### WRITTEN TASK
In your copy, leave out the pictures; write out all the data exactly.

--- Begin DATA ---

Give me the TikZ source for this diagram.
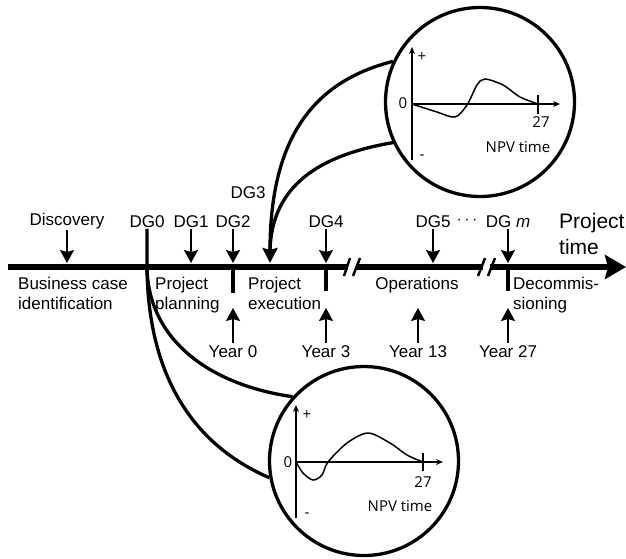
\documentclass[tikz,border=0pt]{standalone}
\usepackage{fontspec}
\setmainfont{Liberation Sans}
\newfontfamily\npvfont{Open Sans}
\usetikzlibrary{arrows.meta}
\tikzset{
  lbl/.style={font=\fontsize{17}{20}\selectfont, inner sep=1.5pt},
  phase/.style={font=\fontsize{17}{20}\selectfont, inner sep=0pt, anchor=north west, align=left},
  dn/.style={line width=1.8pt, -{Stealth[length=13pt,width=14pt,inset=2pt]}},
  link/.style={line width=3.3pt},
  tick/.style={line width=4pt},
  npv/.style={font=\npvfont\fontsize{15}{17}\selectfont, inner sep=0pt},
  ax/.style={line width=1.5pt, -{Stealth[length=7pt,width=6pt]}}
}

\begin{document}
\begin{tikzpicture}[x=1pt,y=-1pt]
  \useasboundingbox (0,0) rectangle (626,558);
  % time line with the two breaks
  \coordinate (top) at (0,263);
  \coordinate (bot) at (0,308);
  \draw[line width=5.5pt] (8,267) -- (348,267) (356,267) -- (483,267);
  \draw[line width=5.5pt, -{Stealth[length=21pt,width=24pt,inset=3pt]}] (490,267) -- (626,267);
  \draw[line width=2.5pt] (344,276) -- (350,258) (353,276) -- (360,258)
                          (478,276) -- (485,258) (488,276) -- (495,258);
  \draw[tick] (233,267) -- (233,293);
  \draw[tick] (326,267) -- (326,291);
  \draw[tick] (508,267) -- (508,291);

  % decision gates
  \node[lbl, anchor=base] (disc) at (67,225) {Discovery};
  \node[lbl, anchor=base] (dg0) at (147,227) {DG0};
  \node[lbl, anchor=base] (dg1) at (191,227) {DG1};
  \node[lbl, anchor=base] (dg2) at (233,227) {DG2};
  \node[lbl, anchor=base] (dg3) at (248,198) {DG3};
  \node[lbl, anchor=base] (dg4) at (326,227) {DG4};
  \node[lbl, anchor=base] (dg5) at (433,227) {DG5};
  \node[lbl] (dots) at (467,221) {$\cdots$};
  \node[lbl, anchor=base] (dgm) at (508,227) {DG \textit{m}};
  \foreach \g in {disc,dg1,dg2,dg4,dg5,dgm}
    \draw[dn] (\g.south) -- (\g.south |- top);

  \node[font=\fontsize{21}{26.3}\selectfont, inner sep=0pt, anchor=north west, align=left]
    (ptime) at (559,213) {Project\\time};

  % phases
  \node[phase] (bci) at (18,276.5) {Business case\\identification};
  \node[phase] (plan) at (155,276.5) {Project\\planning};
  \node[phase] (exec) at (248,276.5) {Project\\execution};
  \node[lbl, anchor=base] (ops) at (417,289) {Operations};
  \node[phase] (decom) at (513,276.5) {Decommis-\\sioning};

  % years
  \node[lbl, anchor=base] (y0) at (233,357) {Year 0};
  \node[lbl, anchor=base] (y3) at (326,357) {Year 3};
  \node[lbl, anchor=base] (y13) at (418,357) {Year 13};
  \node[lbl, anchor=base] (y27) at (508,357) {Year 27};
  \foreach \y in {y0,y3,y13,y27}
    \draw[dn] (\y.north) -- (\y.north |- bot);

  % NPV circles
  \node[circle, draw, line width=3.3pt, minimum size=189pt, inner sep=0pt] (npvT) at (480,102) {};
  \node[circle, draw, line width=3.3pt, minimum size=189pt, inner sep=0pt] (npvB) at (364,461) {};

  \begin{scope}[shift={(480,102)}]
    \draw[ax] (-68,58) -- (-68,-55);
    \draw[ax] (-68,2) -- (80,2);
    \draw[line width=1.5pt] (58,-7) -- (58,12);
    \draw[line width=1.5pt] plot[smooth] coordinates {(-68,2) (-43,10) (-25,15) (-13,3) (-3,-17) (5,-23) (23,-17) (40,-5) (58,2)};
    \node[npv] (tplus) at (-58,-45) {+};
    \node[npv] (tminus) at (-58,55) {-};
    \node[npv] (tzero) at (-77,1) {0};
    \node[npv] (tend) at (61,20) {27};
    \node[npv] (tlab) at (38,45) {NPV time};
  \end{scope}

  \begin{scope}[shift={(364,461)}]
    \draw[ax] (-68,57) -- (-68,-56);
    \draw[ax] (-68,1) -- (79,1);
    \draw[line width=1.5pt] (59,-8) -- (59,10);
    \draw[line width=1.5pt] plot[smooth] coordinates {(-68,1) (-61,12) (-51,19) (-42,14) (-36,1) (-17,-18) (4,-28) (26,-18) (43,-6) (59,1)};
    \node[npv] (bplus) at (-57,-46) {+};
    \node[npv] (bminus) at (-57,54) {-};
    \node[npv] (bzero) at (-76,1) {0};
    \node[npv] (bend) at (59,21) {27};
    \node[npv] (blab) at (36,45) {NPV time};
  \end{scope}

  % links from the gates to the circles
  \coordinate (dg0t) at (147,267);
  \coordinate (dg3t) at (270,263);
  \coordinate (dg3j) at (270,250);
  \draw[link] (dg0.south) -- (dg0t) .. controls (148,390) and (205,450) .. (npvB.190);
  \draw[link] (dg0t) .. controls (148,340) and (210,385) .. (npvB.138);
  \draw[link, -{Stealth[length=15pt,width=15pt,inset=2pt]}] (npvT.155) .. controls (320,80) and (270,130) .. (dg3t);
  \draw[link] (npvT.205) .. controls (320,155) and (272,185) .. (dg3j);
\end{tikzpicture}
\end{document}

--- End DATA ---

### THE SOLUTION
Give me the TikZ source for this diagram.
\documentclass[tikz,border=0pt]{standalone}
\usepackage{fontspec}
\setmainfont{Liberation Sans}
\newfontfamily\npvfont{Open Sans}
\usetikzlibrary{arrows.meta}
\tikzset{
  lbl/.style={font=\fontsize{17}{20}\selectfont, inner sep=1.5pt},
  phase/.style={font=\fontsize{17}{20}\selectfont, inner sep=0pt, anchor=north west, align=left},
  dn/.style={line width=1.8pt, -{Stealth[length=13pt,width=14pt,inset=2pt]}},
  link/.style={line width=3.3pt},
  tick/.style={line width=4pt},
  npv/.style={font=\npvfont\fontsize{15}{17}\selectfont, inner sep=0pt},
  ax/.style={line width=1.5pt, -{Stealth[length=7pt,width=6pt]}}
}

\begin{document}
\begin{tikzpicture}[x=1pt,y=-1pt]
  \useasboundingbox (0,0) rectangle (626,558);
  % time line with the two breaks
  \coordinate (top) at (0,263);
  \coordinate (bot) at (0,308);
  \draw[line width=5.5pt] (8,267) -- (348,267) (356,267) -- (483,267);
  \draw[line width=5.5pt, -{Stealth[length=21pt,width=24pt,inset=3pt]}] (490,267) -- (626,267);
  \draw[line width=2.5pt] (344,276) -- (350,258) (353,276) -- (360,258)
                          (478,276) -- (485,258) (488,276) -- (495,258);
  \draw[tick] (233,267) -- (233,293);
  \draw[tick] (326,267) -- (326,291);
  \draw[tick] (508,267) -- (508,291);

  % decision gates
  \node[lbl, anchor=base] (disc) at (67,225) {Discovery};
  \node[lbl, anchor=base] (dg0) at (147,227) {DG0};
  \node[lbl, anchor=base] (dg1) at (191,227) {DG1};
  \node[lbl, anchor=base] (dg2) at (233,227) {DG2};
  \node[lbl, anchor=base] (dg3) at (248,198) {DG3};
  \node[lbl, anchor=base] (dg4) at (326,227) {DG4};
  \node[lbl, anchor=base] (dg5) at (433,227) {DG5};
  \node[lbl] (dots) at (467,221) {$\cdots$};
  \node[lbl, anchor=base] (dgm) at (508,227) {DG \textit{m}};
  \foreach \g in {disc,dg1,dg2,dg4,dg5,dgm}
    \draw[dn] (\g.south) -- (\g.south |- top);

  \node[font=\fontsize{21}{26.3}\selectfont, inner sep=0pt, anchor=north west, align=left]
    (ptime) at (559,213) {Project\\time};

  % phases
  \node[phase] (bci) at (18,276.5) {Business case\\identification};
  \node[phase] (plan) at (155,276.5) {Project\\planning};
  \node[phase] (exec) at (248,276.5) {Project\\execution};
  \node[lbl, anchor=base] (ops) at (417,289) {Operations};
  \node[phase] (decom) at (513,276.5) {Decommis-\\sioning};

  % years
  \node[lbl, anchor=base] (y0) at (233,357) {Year 0};
  \node[lbl, anchor=base] (y3) at (326,357) {Year 3};
  \node[lbl, anchor=base] (y13) at (418,357) {Year 13};
  \node[lbl, anchor=base] (y27) at (508,357) {Year 27};
  \foreach \y in {y0,y3,y13,y27}
    \draw[dn] (\y.north) -- (\y.north |- bot);

  % NPV circles
  \node[circle, draw, line width=3.3pt, minimum size=189pt, inner sep=0pt] (npvT) at (480,102) {};
  \node[circle, draw, line width=3.3pt, minimum size=189pt, inner sep=0pt] (npvB) at (364,461) {};

  \begin{scope}[shift={(480,102)}]
    \draw[ax] (-68,58) -- (-68,-55);
    \draw[ax] (-68,2) -- (80,2);
    \draw[line width=1.5pt] (58,-7) -- (58,12);
    \draw[line width=1.5pt] plot[smooth] coordinates {(-68,2) (-43,10) (-25,15) (-13,3) (-3,-17) (5,-23) (23,-17) (40,-5) (58,2)};
    \node[npv] (tplus) at (-58,-45) {+};
    \node[npv] (tminus) at (-58,55) {-};
    \node[npv] (tzero) at (-77,1) {0};
    \node[npv] (tend) at (61,20) {27};
    \node[npv] (tlab) at (38,45) {NPV time};
  \end{scope}

  \begin{scope}[shift={(364,461)}]
    \draw[ax] (-68,57) -- (-68,-56);
    \draw[ax] (-68,1) -- (79,1);
    \draw[line width=1.5pt] (59,-8) -- (59,10);
    \draw[line width=1.5pt] plot[smooth] coordinates {(-68,1) (-61,12) (-51,19) (-42,14) (-36,1) (-17,-18) (4,-28) (26,-18) (43,-6) (59,1)};
    \node[npv] (bplus) at (-57,-46) {+};
    \node[npv] (bminus) at (-57,54) {-};
    \node[npv] (bzero) at (-76,1) {0};
    \node[npv] (bend) at (59,21) {27};
    \node[npv] (blab) at (36,45) {NPV time};
  \end{scope}

  % links from the gates to the circles
  \coordinate (dg0t) at (147,267);
  \coordinate (dg3t) at (270,263);
  \coordinate (dg3j) at (270,250);
  \draw[link] (dg0.south) -- (dg0t) .. controls (148,390) and (205,450) .. (npvB.190);
  \draw[link] (dg0t) .. controls (148,340) and (210,385) .. (npvB.138);
  \draw[link, -{Stealth[length=15pt,width=15pt,inset=2pt]}] (npvT.155) .. controls (320,80) and (270,130) .. (dg3t);
  \draw[link] (npvT.205) .. controls (320,155) and (272,185) .. (dg3j);
\end{tikzpicture}
\end{document}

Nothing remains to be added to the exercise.